O Apocalipse parecia bater à porta do Estádio da Luz ainda antes do Natal de 2018. O futebol pobre e as consecutivas exibições (e resultados) dececionantes pareciam ter ditado o fim do reinado Vitória em terras da águia. Na noite de 28 de novembro de 2018 a comunicação social começou a dizer que o treinador do Benfica ia sair do comando técnico das águias, tudo parecia estar praticamente certo e até já se apontavam nomes como o de Luís Castro, Rui Faria e Jorge Jesus (claro) como possíveis substitutos. O que aconteceu a seguir só prova o quão inesperado é o futebol português: no dia seguinte, Luís Filipe Vieira garantia que Rui Vitória ia ficar. Numa frontal e transparente conferência de imprensa, o presidente do Sport Lisboa e Benfica veio defender a sua aposta pessoal dizendo que já “havia uma decisão tomada” mas que a meditação e uma noite mal dormida no Seixal o fizeram manter-se fiel à decisão que tinha tomado em 2015. Muitos ficaram perplexos com a decisão, mas Luís Filipe Vieira estava convicto. Aliás, o próprio voltou a demonstrá-lo uns dias mais tarde, numa entrevista dada à TVI onde afirmou: “Rui Vitória continuará a ser o nosso treinador. Depois da reflexão entendi que ele devia continuar. É o homem certo no lugar e vamos ver se o tempo dirá se tenho razão ou não”.

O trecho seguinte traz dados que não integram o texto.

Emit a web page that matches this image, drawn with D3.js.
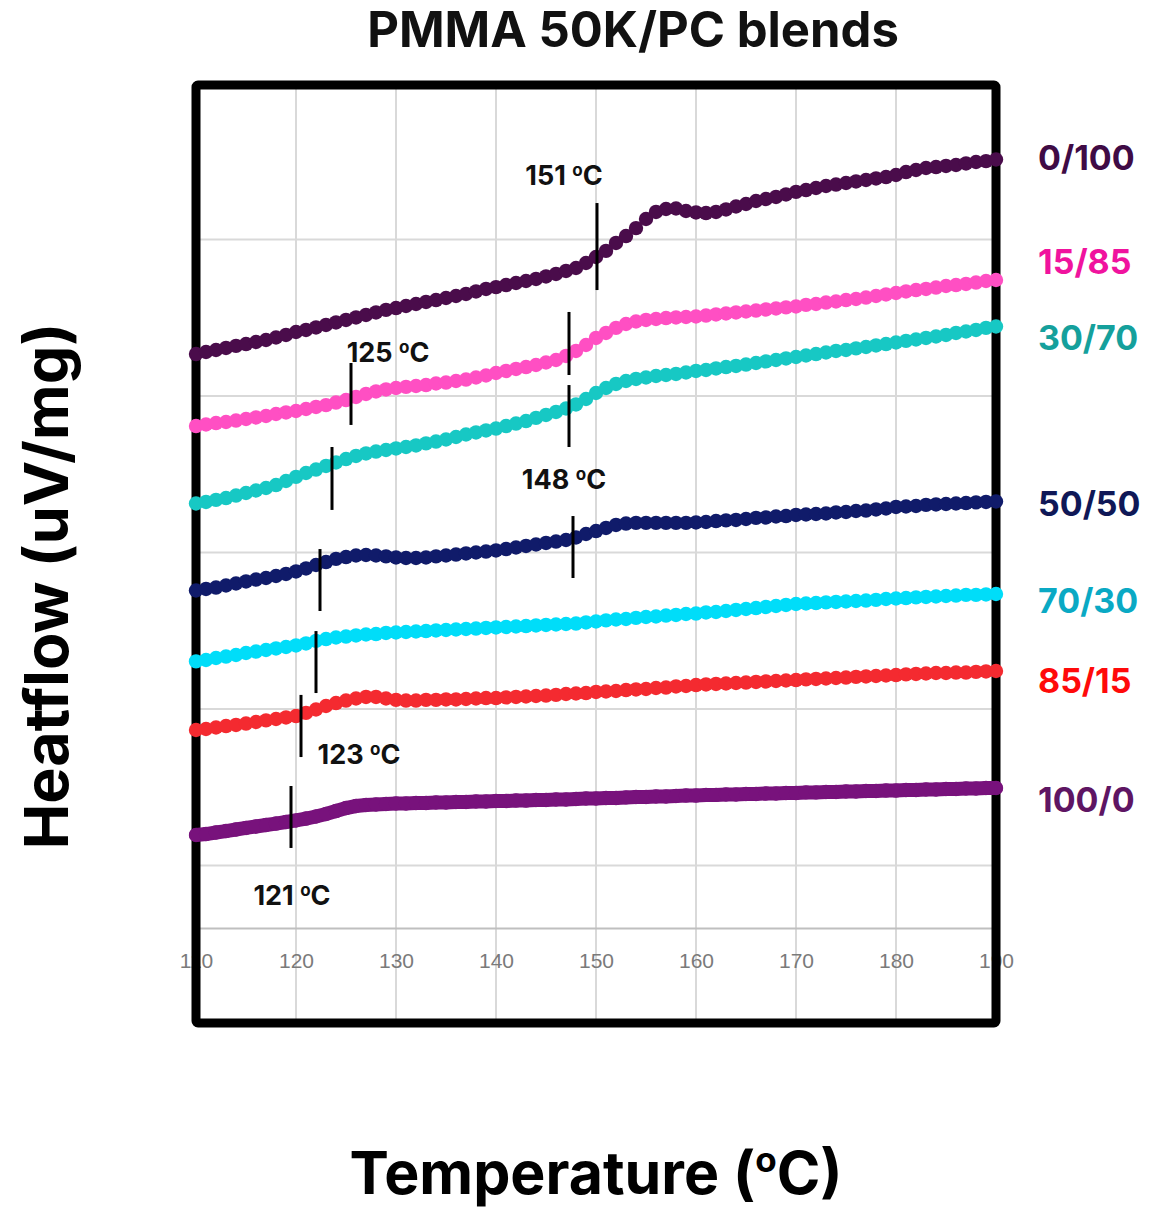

Nos tempos que se sucederam pareceu haver algumas melhorias e uma generosa goleada de 6-2 ao Sp. Braga fez mesmo acreditar que ainda ainda havia esperança. Mas não. O recente desaire contra o Portimonense (os encarnados perderam 2-0 com autogolos de Rúben Dias e Jardel) ditou o fim de Rui Vitória enquanto treinador do Benfica. Até ao momento em que este texto foi terminado ainda não havia declarações oficiais de Luís Filipe Vieira sobre o fim do reinado Vitória. Mantém-se por isso a dúvida sobre como lidará o dirigente encarnado com o falhanço (ainda que parcial, não se deve esquecer os seis títulos conquistados por Rui Vitória) desta que sempre foi uma aposta pessoal. E, tão ou mais importante, quem escolhe para a sucessão.